REQUIRED TASK: Copy all the data exactly, except the pictures.

DATASET ROWS:
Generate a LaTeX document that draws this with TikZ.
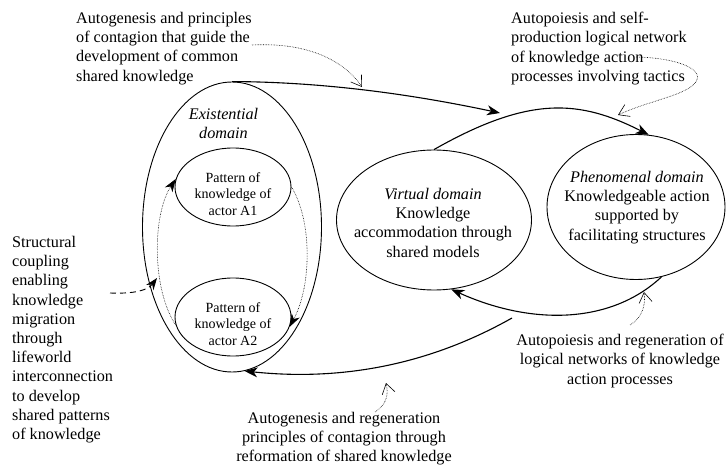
\documentclass[tikz,border=0pt]{standalone}
\usepackage{fontspec}
\setmainfont{Liberation Serif}
\usetikzlibrary{shapes.geometric, arrows.meta}

\begin{document}
\begin{tikzpicture}[x=1pt, y=-1pt,
        ell/.style={draw, ellipse, line width=0.9pt, inner sep=0pt},
        txt/.style={font=\fontsize{16.2}{19.2}\selectfont, inner sep=0pt},
        itxt/.style={font=\fontsize{16.2}{19.2}\selectfont\itshape, inner sep=0pt},
        smalltxt/.style={font=\fontsize{14}{16.6}\selectfont, inner sep=0pt, align=center},
        flowline/.style={line width=1.1pt, -{Stealth[length=13pt,width=10pt,inset=4pt]}},
        innerflow/.style={densely dotted, line width=0.6pt, -{Stealth[length=13pt,width=9pt,inset=4pt]}},
        coupling/.style={line width=0.9pt, dash pattern=on 6pt off 4pt, -{Stealth[length=12pt,width=9pt,inset=4pt]}},
        remark/.style={densely dotted, line width=0.6pt, -{Straight Barb[length=10pt,width=13pt]}}]

    \useasboundingbox (0,0) rectangle (726,468);

        % Domains:
        \node[ell, minimum width=179pt, minimum height=290pt] (exist) at (232,227) {};
        \node[ell, minimum width=116pt, minimum height=78pt] (a1) at (233,187) {};
        \node[ell, minimum width=116pt, minimum height=78pt] (a2) at (233,317) {};
        \node[ell, minimum width=195pt, minimum height=140pt] (virt) at (434,220) {};
        \node[ell, minimum width=178pt, minimum height=145pt] (phen) at (636,207) {};

        \node[itxt, anchor=north, align=center] (existtxt) at (223.5,108) {Existential\\domain};
        \node[smalltxt, anchor=north] (a1txt) at (233,172) {Pattern of\\knowledge of\\actor A1};
        \node[smalltxt, anchor=north] (a2txt) at (233,302) {Pattern of\\knowledge of\\actor A2};
        \node[txt, anchor=north, align=center] (virttxt) at (433,188)
            {\textit{Virtual domain}\\Knowledge\\accommodation through\\shared models};
        \node[txt, anchor=north, align=center] (phentxt) at (637,171)
            {\textit{Phenomenal domain}\\Knowledgeable action\\supported by\\facilitating structures};

        % Notes:
        \node[txt, anchor=north west, align=left] (contagnote) at (76,12)
            {Autogenesis and principles\\of contagion that guide the\\development of common\\shared knowledge};
        \node[txt, anchor=north west, align=left] (tacticnote) at (511,12)
            {Autopoiesis and self-\\production logical network\\of knowledge action\\processes involving tactics};
        \node[txt, anchor=north west, align=left] (couplenote) at (12,236)
            {Structural\\coupling\\enabling\\knowledge\\migration\\through\\lifeworld\\interconnection\\to develop\\shared patterns\\of knowledge};
        \node[txt, anchor=north, align=center] (networknote) at (620,334)
            {Autopoiesis and regeneration of\\logical networks of knowledge\\action processes};
        \node[txt, anchor=north, align=center] (reformnote) at (344,412)
            {Autogenesis and regeneration\\principles of contagion through\\reformation of shared knowledge};

        % Main flows:
        \coordinate (contagend) at (500,113);
        \coordinate (regenstart) at (512,318);
        \draw[flowline] (exist.north) .. controls (330,82) and (420,96) .. (contagend);
        \draw[flowline] (virt.north) .. controls (530,95) and (580,100) .. (phen.80);
        \draw[flowline] (phen.-70) .. controls (610,325) and (530,325) .. (virt.-76);
        \draw[flowline] (regenstart) .. controls (420,370) and (330,380) .. (exist.-85);

        % Inside the existential domain:
        \draw[innerflow] (a1.east) .. controls (312,220) and (312,285) .. (a2.-10);
        \draw[innerflow] (a2.188) .. controls (152,290) and (152,215) .. (a1.172);

        \coordinate (couplestart) at (110,293);
        \coordinate (coupleend) at (157,278);
        \draw[coupling] (couplestart) .. controls (135,294) and (148,290) .. (coupleend);

        % Pointers from the notes:
        \coordinate (n1tail) at (252,45);
        \coordinate (n1tip) at (362,87);
        \coordinate (n2tail) at (636,57);
        \coordinate (n2tip) at (618,115);
        \coordinate (n3tail) at (630,325);
        \coordinate (n3tip) at (644,292);
        \coordinate (n4tail) at (375,412);
        \coordinate (n4tip) at (386,383);
        \draw[remark] (n1tail) .. controls (310,42) and (345,62) .. (n1tip);
        \draw[remark] (n2tail) .. controls (680,58) and (702,70) .. (697,80) .. controls (690,95) and (650,100) .. (n2tip);
        \draw[remark] (n3tail) .. controls (642,318) and (646,305) .. (n3tip);
        \draw[remark] (n4tail) .. controls (386,405) and (389,395) .. (n4tip);
\end{tikzpicture}
\end{document}
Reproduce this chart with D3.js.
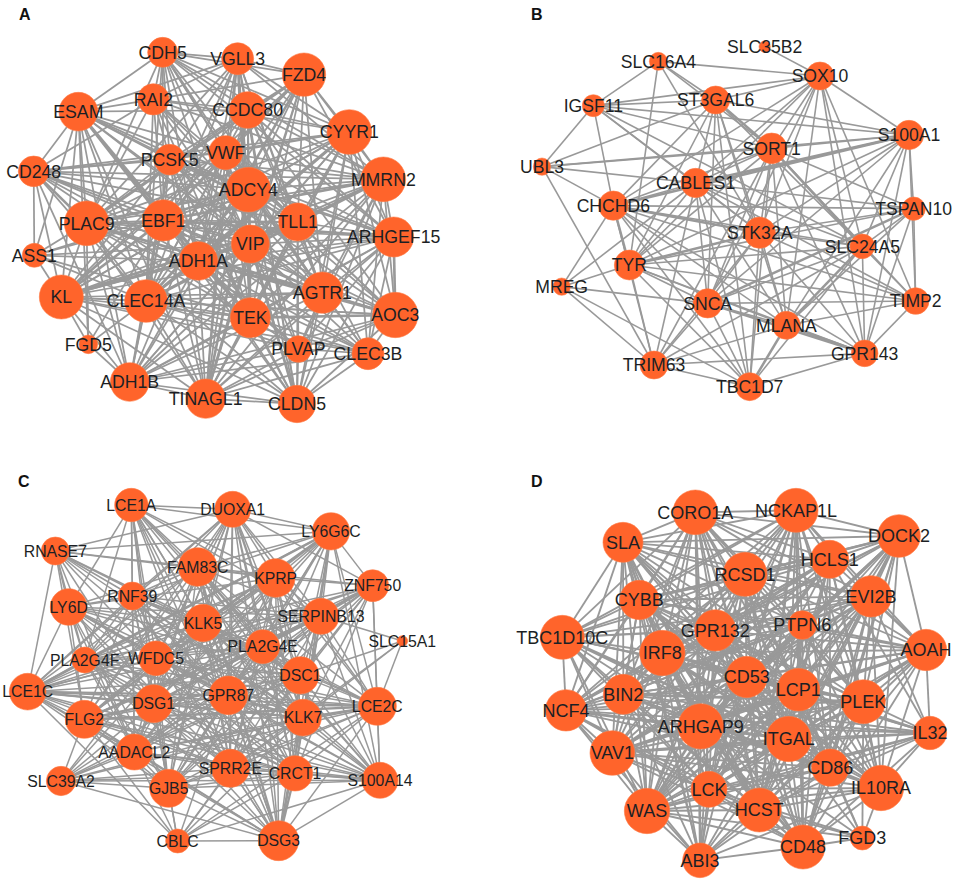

TASK ANSWER:
Generate a LaTeX document that draws this with TikZ.
\documentclass[tikz,border=0pt]{standalone}
\usepackage{fontspec}
\setmainfont{Liberation Serif}
\usetikzlibrary{shapes.geometric, arrows.meta}

\begin{document}
\begin{tikzpicture}[x=1pt, y=-1pt,
        ell/.style={draw, ellipse, line width=0.9pt, inner sep=0pt},
        txt/.style={font=\fontsize{16.2}{19.2}\selectfont, inner sep=0pt},
        itxt/.style={font=\fontsize{16.2}{19.2}\selectfont\itshape, inner sep=0pt},
        smalltxt/.style={font=\fontsize{14}{16.6}\selectfont, inner sep=0pt, align=center},
        flowline/.style={line width=1.1pt, -{Stealth[length=13pt,width=10pt,inset=4pt]}},
        innerflow/.style={densely dotted, line width=0.6pt, -{Stealth[length=13pt,width=9pt,inset=4pt]}},
        coupling/.style={line width=0.9pt, dash pattern=on 6pt off 4pt, -{Stealth[length=12pt,width=9pt,inset=4pt]}},
        remark/.style={densely dotted, line width=0.6pt, -{Straight Barb[length=10pt,width=13pt]}}]

    \useasboundingbox (0,0) rectangle (726,468);

        % Domains:
        \node[ell, minimum width=179pt, minimum height=290pt] (exist) at (232,227) {};
        \node[ell, minimum width=116pt, minimum height=78pt] (a1) at (233,187) {};
        \node[ell, minimum width=116pt, minimum height=78pt] (a2) at (233,317) {};
        \node[ell, minimum width=195pt, minimum height=140pt] (virt) at (434,220) {};
        \node[ell, minimum width=178pt, minimum height=145pt] (phen) at (636,207) {};

        \node[itxt, anchor=north, align=center] (existtxt) at (223.5,108) {Existential\\domain};
        \node[smalltxt, anchor=north] (a1txt) at (233,172) {Pattern of\\knowledge of\\actor A1};
        \node[smalltxt, anchor=north] (a2txt) at (233,302) {Pattern of\\knowledge of\\actor A2};
        \node[txt, anchor=north, align=center] (virttxt) at (433,188)
            {\textit{Virtual domain}\\Knowledge\\accommodation through\\shared models};
        \node[txt, anchor=north, align=center] (phentxt) at (637,171)
            {\textit{Phenomenal domain}\\Knowledgeable action\\supported by\\facilitating structures};

        % Notes:
        \node[txt, anchor=north west, align=left] (contagnote) at (76,12)
            {Autogenesis and principles\\of contagion that guide the\\development of common\\shared knowledge};
        \node[txt, anchor=north west, align=left] (tacticnote) at (511,12)
            {Autopoiesis and self-\\production logical network\\of knowledge action\\processes involving tactics};
        \node[txt, anchor=north west, align=left] (couplenote) at (12,236)
            {Structural\\coupling\\enabling\\knowledge\\migration\\through\\lifeworld\\interconnection\\to develop\\shared patterns\\of knowledge};
        \node[txt, anchor=north, align=center] (networknote) at (620,334)
            {Autopoiesis and regeneration of\\logical networks of knowledge\\action processes};
        \node[txt, anchor=north, align=center] (reformnote) at (344,412)
            {Autogenesis and regeneration\\principles of contagion through\\reformation of shared knowledge};

        % Main flows:
        \coordinate (contagend) at (500,113);
        \coordinate (regenstart) at (512,318);
        \draw[flowline] (exist.north) .. controls (330,82) and (420,96) .. (contagend);
        \draw[flowline] (virt.north) .. controls (530,95) and (580,100) .. (phen.80);
        \draw[flowline] (phen.-70) .. controls (610,325) and (530,325) .. (virt.-76);
        \draw[flowline] (regenstart) .. controls (420,370) and (330,380) .. (exist.-85);

        % Inside the existential domain:
        \draw[innerflow] (a1.east) .. controls (312,220) and (312,285) .. (a2.-10);
        \draw[innerflow] (a2.188) .. controls (152,290) and (152,215) .. (a1.172);

        \coordinate (couplestart) at (110,293);
        \coordinate (coupleend) at (157,278);
        \draw[coupling] (couplestart) .. controls (135,294) and (148,290) .. (coupleend);

        % Pointers from the notes:
        \coordinate (n1tail) at (252,45);
        \coordinate (n1tip) at (362,87);
        \coordinate (n2tail) at (636,57);
        \coordinate (n2tip) at (618,115);
        \coordinate (n3tail) at (630,325);
        \coordinate (n3tip) at (644,292);
        \coordinate (n4tail) at (375,412);
        \coordinate (n4tip) at (386,383);
        \draw[remark] (n1tail) .. controls (310,42) and (345,62) .. (n1tip);
        \draw[remark] (n2tail) .. controls (680,58) and (702,70) .. (697,80) .. controls (690,95) and (650,100) .. (n2tip);
        \draw[remark] (n3tail) .. controls (642,318) and (646,305) .. (n3tip);
        \draw[remark] (n4tail) .. controls (386,405) and (389,395) .. (n4tip);
\end{tikzpicture}
\end{document}
Reproduce this chart with D3.js.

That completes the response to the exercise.